Tag: business performance

Real User Measurement – A tool for the whole business

The latest trend A key tool in web performance measurement is the drive to implement the use of Real User Measurement (RUM) in a web performance measurement strategy. As someone who cut their teeth on synthetic measurements using distributed robots and repeatable scripts, it took me a long time to see the light of RUM, but I am now a complete convert – I understand that the richness and completeness of RUM provides data that I was blocked from seeing with synthetic data.

[UPDATE: I work for Akamai focusing on the mPulse RUM tool.]

The key for organizations is realizing that RUM is complementary to Synthetic Measurements. The two work together when identifying and solving tricky external web performance issues that can be missed by using a single measurement perspective.

The best way to adopt RUM is to use the dimensions already in place to segment and analyze visitors in traditional web analytics tools. The time and effort used in this effort can inform RUM configuration by determining:

  • Unique customer populations – registered users, loyalty program levels, etc
  • Geography
  • Browser and Device
  • Pages and site categories visited
  • Etc.

This information needs to bleed through so that it can be linked directly to the components of the infrastructure and codebase that were used when the customer made their visit. Limiting this data pool to the identification and solving of infrastructure, application, and operations issues isolates the information from a potentially huge population of hungry RUM consumers – the business side of any organization.

The Business users who fed their web analytics data into the setup of RUM need to see the benefit of their efforts. Sharing RUM with the teams that use web analytics and aligning the two strategies, companies can directly tie detailed performance data to existing customer analytics. With this combination, they can begin to truly understand the effects of A/B testing, marketing campaigns, and performance changes on business success and health.

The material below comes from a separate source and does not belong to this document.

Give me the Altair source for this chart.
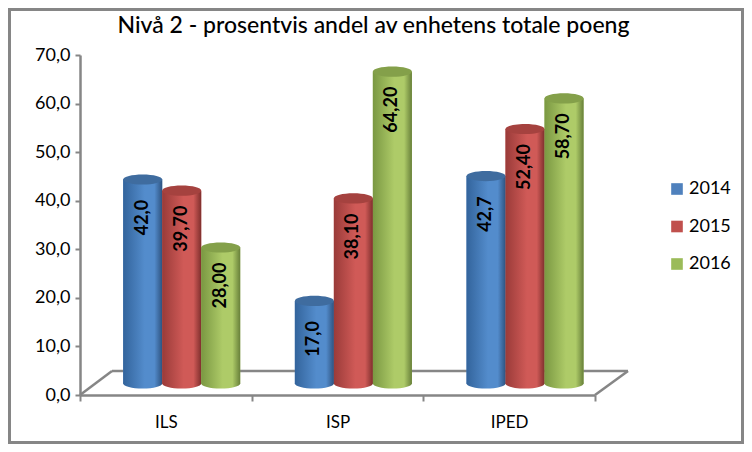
import altair as alt
import pandas as pd

categories = ["ILS", "ISP", "IPED"]
years = ["2014", "2015", "2016"]
values_2014 = [42.0, 17.0, 42.7]
values_2015 = [39.7, 38.1, 52.4]
values_2016 = [28.0, 64.2, 58.7]
labels_2014 = ["42,0", "17,0", "42,7"]
labels_2015 = ["39,70", "38,10", "52,40"]
labels_2016 = ["28,00", "64,20", "58,70"]
flat = ["#4F81BD", "#C0504D", "#9BBB59"]
cap = ["#3F6C9F", "#A5423F", "#84A04A"]
edges = [("#33649C", "#538CCC", "#2E5380"), ("#9A3B39", "#D05A57", "#7F2F2D"), ("#7A9842", "#AECB68", "#68803A")]

rows = []
for y, vals, labs in zip(years, [values_2014, values_2015, values_2016], [labels_2014, labels_2015, labels_2016]):
    for c, v, l in zip(categories, vals, labs):
        rows.append({"cat": c, "year": y, "value": v, "label": l})
df = pd.DataFrame(rows)

DY = -11.5
ELLIPSE = "M-1,0 A1,0.26 0 1 0 1,0 A1,0.26 0 1 0 -1,0 Z"
GREY = "#868686"

x = alt.X("cat:N", sort=categories, title=None,
          scale=alt.Scale(domain=categories, paddingInner=0, paddingOuter=0),
          axis=alt.Axis(labelAngle=0, labelFont="Lato", labelFontSize=17, labelColor="#000000",
                        labelPadding=13, domainColor=GREY, domainWidth=2.5, tickColor=GREY,
                        tickWidth=2, tickSize=6, tickBand="extent", grid=False))
xo = alt.XOffset("year:N", sort=years,
                 scale=alt.Scale(domain=years, paddingInner=0, paddingOuter=0, range=[43.2, 160.2]))
y = alt.Y("value:Q", title=None,
          scale=alt.Scale(domain=[0, 70], nice=False),
          axis=alt.Axis(values=[0, 10, 20, 30, 40, 50, 60, 70], grid=False,
                        labelExpr="replace(format(datum.value,'.1f'),'.',',')",
                        labelFont="Lato", labelFontSize=18, labelColor="#000000", labelPadding=5,
                        domainColor=GREY, domainWidth=2.5, tickColor=GREY, tickWidth=2, tickSize=5))

base = alt.Chart(df).encode(x=x, xOffset=xo, y=y)

flat_layer = base.mark_bar(yOffset=DY, y2Offset=DY).encode(
    color=alt.Color("year:N", sort=years, scale=alt.Scale(domain=years, range=flat),
                    legend=alt.Legend(title=None, orient="none", legendX=588, legendY=125,
                                      symbolType="square", symbolSize=135, symbolStrokeWidth=0,
                                      labelFont="Lato", labelFontSize=18, labelColor="#000000",
                                      rowPadding=19.5, labelOffset=3, padding=0)))

layers = [flat_layer]
for yr, (a, b, c), top in zip(years, edges, cap):
    grad = alt.Gradient(gradient="linear", x1=0, x2=1, y1=0, y2=0,
                        stops=[alt.GradientStop(offset=0, color=a),
                               alt.GradientStop(offset=0.55, color=b),
                               alt.GradientStop(offset=0.8, color=b),
                               alt.GradientStop(offset=1, color=c)])
    one = base.transform_filter(alt.datum.year == yr)
    layers.append(one.transform_calculate(zero="0").mark_point(
        shape=ELLIPSE, filled=True, fill=grad, size=1521, opacity=1, strokeWidth=0, yOffset=DY
    ).encode(y=alt.Y("zero:Q", scale=alt.Scale(domain=[0, 70], nice=False), title=None)))
    layers.append(one.mark_bar(fill=grad, yOffset=DY, y2Offset=DY))
    layers.append(one.mark_point(shape=ELLIPSE, filled=True, fill=top, size=1521, opacity=1,
                                 strokeWidth=0, yOffset=DY))

text_layer = base.mark_text(angle=270, font="Lato", fontWeight="bold", fontSize=18, color="#000000",
                            align="center", baseline="middle", yOffset=DY + 38).encode(
    text="label:N")
layers.append(text_layer)

def rule(x1, y1, x2, y2):
    return alt.Chart(pd.DataFrame({"a": [0]})).mark_rule(color=GREY, strokeWidth=2.5).encode(
        x=alt.value(x1), y=alt.value(y1), x2=alt.value(x2), y2=alt.value(y2))

floor = [rule(0, 340, 32, 316), rule(32, 316, 548, 316), rule(548, 316, 515, 340)]
frame = alt.Chart(pd.DataFrame({"a": [0]})).mark_rect(filled=False, stroke=GREY, strokeWidth=3).encode(
    x=alt.value(-70.5), x2=alt.value(662.5), y=alt.value(-45.5), y2=alt.value(387.5))

chart = alt.layer(frame, *floor, *layers).resolve_scale(color="independent").properties(
    width=515, height=340,
    padding={"left": 72, "top": 47, "right": 149, "bottom": 49},
    autosize=alt.AutoSizeParams(type="none"),
    title=alt.TitleParams("Nivå 2 - prosentvis andel av enhetens totale poeng", font="Lato",
                          fontSize=23, fontWeight=500, color="#000000", anchor="middle",
                          dx=36, dy=44, offset=14),
).configure_view(stroke=None)

chart.save("out.html", embed_options={"renderer": "svg", "actions": False})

But business users need a different language to understand the data that web performance professionals consume so naturally.

I don’t know what the language is, but developing it means taking the data into business teams and seeing how it works for them. What companies will find is that the data used by one group won’t be the same as for the other, but there will be enough shared characteristics to allow the group to share a dialect of performance when speaking to each other.

This new audience presents the challenge of clearly presenting the data in a form that is easily consumed by business teams alongside existing analytics data. Providing yet another tool or interface will not drive adoption. Adoption will be driven be attaching RUM to the multi-billion dollar analytics industry so that the value of these critical metrics is easily understood by and made actionable to the business side of any organization.

So, as the proponents of RUM in web performance, the question we need to ask is not “Should we do this?”, but rather “Why aren’t we doing this already?”.

Web Performance: How long can you ignore the money?

Web performance is everywhere. People intuitively understand that when a site is slow, something’s wrong. Web performance breeds anecdotal tales of lost carts, broken catalogs, and searches gone wrong. Web performance can get you name in lights, but not in the way you or your company would like.

It’s a mistake to consider Web performance a technology problem. Web performance is really a business problem that has a technological solution.
Business problems have solutions that any mid-level executive can understand. A site that can’t handle the amount of traffic coming in requires tuning and optimization, not the firing of the current VP of Operations and a new marketing strategy.

Can you imagine the fate of the junior executive who suggested that a new marketing strategy was the solution to brick-and-mortar stores that are too small and crowded to handle the number of prospective customers (or former prospective customers) coming in the door?

Every Web performance event costs a company money, in the present and in the future. So when someone presents your company with the reality of your current Web performance, what is your response?

Some simple ideas for living with the reality that Web performance hurts business.

  1. Be able to explain the issue to everyone in the company and to customers who ask. Gory details and technical mumbo-jumbo make people feel like there is something being hidden from them. Tell the truth, but make it clear what happened.
  2. Do not blame anyone in public. A great way to look bad to everyone is to say that someone else caused the problem. Guess what? All that the people who visited your site during the problem will remember is that your site had the problem. Save frank discussions for behind closed doors.
  3. Be able to explain to the company what the business cost was. While everyone is pointing fingers inside your company, remind them that the outage cost them $XX/minute. Of course, you can only tell them that if you know what that number is. Then gently remind everyone that this is what it cost the whole company.
  4. Take real action. I don’t mean things like “We will be conducting an internal review of our processes to ensure that this is not repeated”. I mean things like listening and understanding what technology or business process failed and got you into this position in the first place. Was it someone just hitting the wrong switch? Or was it a culture of denial that did not allow the reality of Web performance to filter up to levels where real change could be implemented?
  5. Demand quantitative proof that this will never happen again. Load test. Monitor. Measure. Correlate data from multiple sources. Decide how Web performance information will be communicated inside your company. Make the data available so people can ask questions. Be prepared to defend your decisions with real information.

The most successful Web companies have done thing very well. It is the core of their success and it is what makes them ruthlessly strive for Web performance excellence.

These companies understood that in order to succeed they needed to create a culture where business performance and Web performance are the same thing.